Factors Affecting the Timeline:
- Complexity of the Case: A simple case with no outstanding debts or disputes will take less time than a complex case with multiple creditors and legal issues.
- MCA Processing Times: The MCA’s processing times can vary depending on their workload.
- Document Availability: Having all the necessary documents readily available can significantly speed up the process.
Realistic Expectations:
- Plan for the closure process to take at least 6 months to a year. It’s better to be prepared for a longer timeline than to be disappointed if it takes longer than expected.

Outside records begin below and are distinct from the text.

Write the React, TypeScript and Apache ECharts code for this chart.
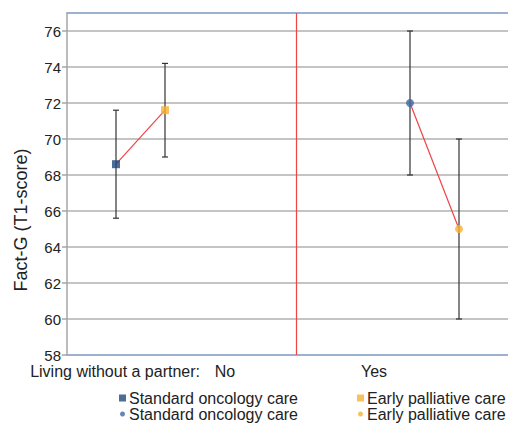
import React, { useEffect, useRef } from "react";
import * as echarts from "echarts";

// Data
const GROUPS = ["No", "Yes"];
const GROUP_TITLE = "Living without a partner:";
const Y_NAME = "Fact-G (T1-score)";
// x positions on the hidden value axis
const STD_NO = [1, 68.6];
const EARLY_NO = [2, 71.6];
const STD_YES = [7, 72];
const EARLY_YES = [8, 65];
// error bars: [x, low, high]
const ERRORS = [
  [1, 65.6, 71.6],
  [2, 69.0, 74.2],
  [7, 68, 76],
  [8, 60, 70],
];
const DIVIDER_X = 4.67;
const LEGEND_NAMES = {
  stdSq: "Standard oncology care",
  earlySq: "Early palliative care",
  stdCi: "Standard oncology care",
  earlyCi: "Early palliative care",
};

const NAVY = "#1f497d";
const BLUE = "#3d68a4";
const ORANGE = "#f8b133";
const RED = "#ee4444";
const FONT = "'Liberation Sans', Arial, sans-serif";

export default function App() {
  const ref = useRef<HTMLDivElement>(null);
  useEffect(() => {
    document.body.style.margin = "0";
    const chart = echarts.init(ref.current!, null, { renderer: "svg" });
    const legendCommon = {
      orient: "horizontal",
      padding: 0,
      itemWidth: 7,
      itemHeight: 7,
      itemGap: 5,
      selectedMode: false,
      textStyle: { fontSize: 16, color: "#222", fontFamily: FONT, padding: [0, 0, 0, -2] },
      formatter: (n: string) => (LEGEND_NAMES as any)[n],
    };
    const legendCircle = { ...legendCommon, itemWidth: 5, itemHeight: 5, textStyle: { ...legendCommon.textStyle, padding: [0, 0, 0, -1] } };
    chart.setOption({
      animation: false,
      textStyle: { fontFamily: FONT },
      grid: { left: 67, right: 0, top: 13, bottom: 68 },
      legend: [
        { ...legendCommon, left: 119, top: 390, data: [{ name: "stdSq", icon: "rect" }] },
        { ...legendCommon, left: 357, top: 390, data: [{ name: "earlySq", icon: "rect" }] },
        { ...legendCircle, left: 120, top: 406, data: [{ name: "stdCi", icon: "circle" }] },
        { ...legendCircle, left: 358, top: 406, data: [{ name: "earlyCi", icon: "circle" }] },
      ],
      xAxis: [
        {
          type: "value",
          min: 0,
          max: 9,
          axisLine: { show: true, lineStyle: { color: "#8eaad0", width: 1.5 } },
          axisTick: { show: false },
          axisLabel: { show: false },
          splitLine: { show: false },
        },
        {
          type: "value",
          position: "top",
          min: 0,
          max: 9,
          axisLine: { show: true, lineStyle: { color: "#8eaad0", width: 1.5 } },
          axisTick: { show: false },
          axisLabel: { show: false },
          splitLine: { show: false },
        },
      ],
      yAxis: {
        type: "value",
        min: 58,
        max: 77,
        interval: 2,
        axisLine: { show: true, lineStyle: { color: "#a6a6a6", width: 1.5 } },
        axisTick: { show: true, length: 5, lineStyle: { color: "#a6a6a6", width: 1.5 } },
        axisLabel: {
          showMaxLabel: false,
          fontSize: 15,
          color: "#222",
          margin: 6,
          fontFamily: FONT,
        },
        splitLine: { show: true, lineStyle: { color: "#b0b0b0", width: 1.5 } },
      },
      graphic: [
        {
          type: "text",
          x: 21,
          y: 220,
          rotation: Math.PI / 2,
          style: {
            text: Y_NAME,
            fontSize: 18,
            fill: "#222",
            fontFamily: FONT,
            align: "center",
            verticalAlign: "middle",
          },
        },
        {
          type: "text",
          x: 200,
          y: 371,
          style: { text: GROUP_TITLE, fontSize: 16, fill: "#222", fontFamily: FONT, align: "right", verticalAlign: "middle" },
        },
        {
          type: "text",
          x: 225,
          y: 371,
          style: { text: GROUPS[0], fontSize: 16, fill: "#222", fontFamily: FONT, align: "center", verticalAlign: "middle" },
        },
        {
          type: "text",
          x: 374,
          y: 371,
          style: { text: GROUPS[1], fontSize: 16, fill: "#222", fontFamily: FONT, align: "center", verticalAlign: "middle" },
        },
      ],
      series: [
        {
          type: "custom",
          name: "errors",
          data: ERRORS,
          encode: { x: 0, y: [1, 2] },
          z: 3,
          renderItem: (params: any, api: any) => {
            const x = api.value(0);
            const lo = api.coord([x, api.value(1)]);
            const hi = api.coord([x, api.value(2)]);
            const st = { stroke: "#333", lineWidth: 1.2 };
            return {
              type: "group",
              children: [
                { type: "line", shape: { x1: hi[0], y1: hi[1], x2: lo[0], y2: lo[1] }, style: st },
                { type: "line", shape: { x1: hi[0] - 3, y1: hi[1], x2: hi[0] + 3, y2: hi[1] }, style: st },
                { type: "line", shape: { x1: lo[0] - 3, y1: lo[1], x2: lo[0] + 3, y2: lo[1] }, style: st },
              ],
            };
          },
        },
        {
          type: "line",
          name: "linkNo",
          data: [STD_NO, EARLY_NO],
          symbol: "none",
          lineStyle: { color: RED, width: 1.2 },
          z: 4,
          markLine: {
            symbol: "none",
            silent: true,
            label: { show: false },
            lineStyle: { color: RED, width: 1.2, type: "solid" },
            data: [{ xAxis: DIVIDER_X }],
          },
        },
        {
          type: "line",
          name: "linkYes",
          data: [STD_YES, EARLY_YES],
          symbol: "none",
          lineStyle: { color: RED, width: 1.2 },
          z: 4,
        },
        { type: "scatter", name: "stdSq", data: [STD_NO], symbol: "rect", symbolSize: 8, itemStyle: { color: NAVY }, z: 5 },
        { type: "scatter", name: "earlySq", data: [EARLY_NO], symbol: "rect", symbolSize: 8, itemStyle: { color: ORANGE }, z: 5 },
        { type: "scatter", name: "stdCi", data: [STD_YES], symbol: "circle", symbolSize: 8, itemStyle: { color: BLUE }, z: 5 },
        { type: "scatter", name: "earlyCi", data: [EARLY_YES], symbol: "circle", symbolSize: 8, itemStyle: { color: ORANGE }, z: 5 },
      ],
    });
    return () => chart.dispose();
  }, []);
  return <div ref={ref} style={{ width: 508, height: 423 }} />;
}
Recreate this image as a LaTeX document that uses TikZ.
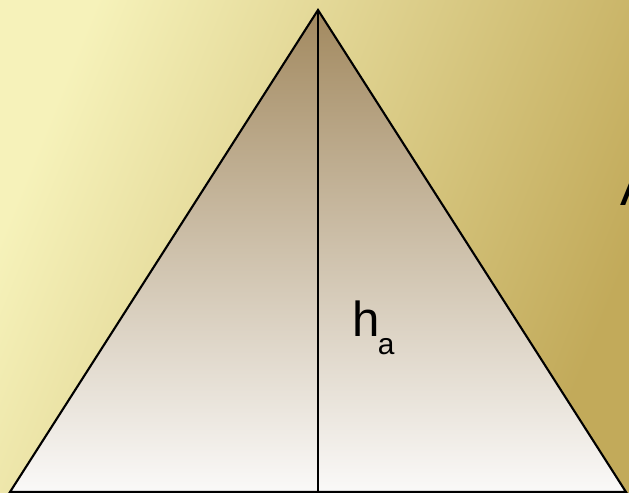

Don’t let cost and time deter you from properly closing your LLP. Prospect Legal offers transparent pricing and efficient service!
Frequently Asked Questions (FAQ)
- Q1: What is the procedure to close LLP India if all partners agree?
- A: If all partners agree, you can proceed with voluntary winding up. This involves obtaining written consent from all partners, preparing a statement of accounts and solvency declaration, filing LLP Form 24 with the MCA, addressing creditor NOCs, and obtaining final approval from the ROC.
- Q2: What is LLP Form 24 and how to fill it?
- A: LLP Form 24 is the application form for striking off the name of an LLP. It requires information about the LLP, the reasons for closure, details of designated partners, and a statement of accounts. You’ll need to attach the necessary documents, such as the solvency declaration and NOCs from creditors.
- Q3: What happens if we don’t close LLP legally and it remains inactive?
- A: If you don’t close LLP legally and it remains inactive, you could face penalties for non-compliance, legal liabilities, and difficulties in future business ventures. The MCA may also take action against the LLP and its partners.
- Q4: How do we handle creditor claims during LLP closure process?
- A: During the LLP closure process, you need to notify all creditors of the LLP’s intention to close. You’ll need to obtain NOCs from them, which may involve settling outstanding debts or negotiating a settlement.
- Q5: What is the best exit strategy for partners who want to dissolve their LLP?
- A: The winding-up process is the most legally compliant exit strategy for partners who want to dissolve their LLP. It ensures that all legal requirements are met, and the LLP is properly closed, avoiding any future liabilities or penalties.